In a preferred embodiment, an agitator 70 is placed inside the hopper to provide agitation of the granular material.

In an alternate embodiment of the present invention, a single service opening 72 is formed on the lower end of the bulkhead 12 generally beneath the meter roller assembly 24. The single service opening 72 functions as both a drain port and as a service entrance. The service opening 72 is opened and closed by a service door 74 that is movable by a drive arm 76 that is pivotably coupled to the hopper 14. The rotor 25 is mounted to the service door 74 by bearing end caps, of only which cap 80 is viewable in the figures. Thus, when the service door 74 is moved away from the bulkhead 12, as shown in FIG. 12, to open the service opening 72, the hopper and meter housing can be drained and/or the rotor can be serviced or replaced.

It will therefore be appreciated that the present invention provides a seed metering assembly that improves upon the prior art. The assembly provides a curved shut-off member that when pivoted to a closed or lowered position to provide sectional control. The curved member is constructed to pass easily through the meter housing cavity and very close to the meter roller thereby creating a small remaining volume, and thus has a quick response time from actuation to stoppage of material flow. In one embodiment, the meter roller and the bearings are mounted to a service door for bottom removal of the roller meter assembly and draining of the hopper/meter housing. In another embodiment, the meter housing may have two service openings. One service opening for top removal of the roller meter housing and another service opening for draining the hopper and meter housing. The invention also provides a meter housing with substantial separation between fluted sections of a fluted meter roller to reduce cross-flow between adjacent fluted sections, such as may otherwise occur because of uneven air distribution and flow.

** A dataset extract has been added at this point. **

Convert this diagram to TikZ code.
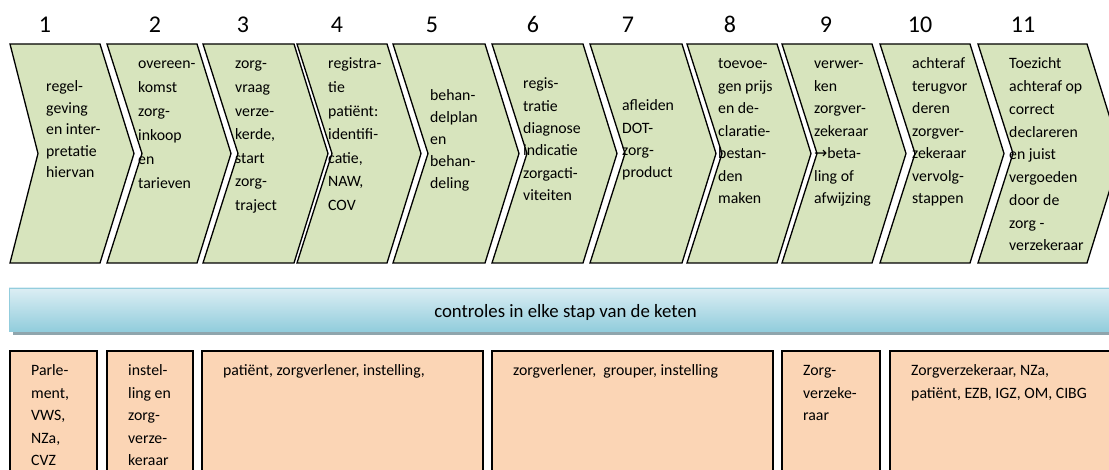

Many changes and modifications could be made to the invention without departing from the spirit thereof. The scope of these changes will become apparent from the appended claims.

Claims

1-19. (canceled)

20. A method of providing sectional control during seeding of a field using a farm implement having a hopper that holds a volume of granular material and has a discharge opening through which the granular material may exit the hopper, the method comprising: rotating a fluted metering roller as granular material passes through the discharge opening of the hopper, the fluted metering roller having a number of fluted sections formed along a length of the roller; andselectively moving at least one of a number of flow control devices to a position between the discharge opening of the hopper and the fluted metering roller, each flow control device associated with a respective fluted section of the number of fluted sections and wherein each flow control device has a curved member that is placed between a portion of the discharge opening of the hopper and its respective fluted section to stop flow of granular material to the respective fluted section.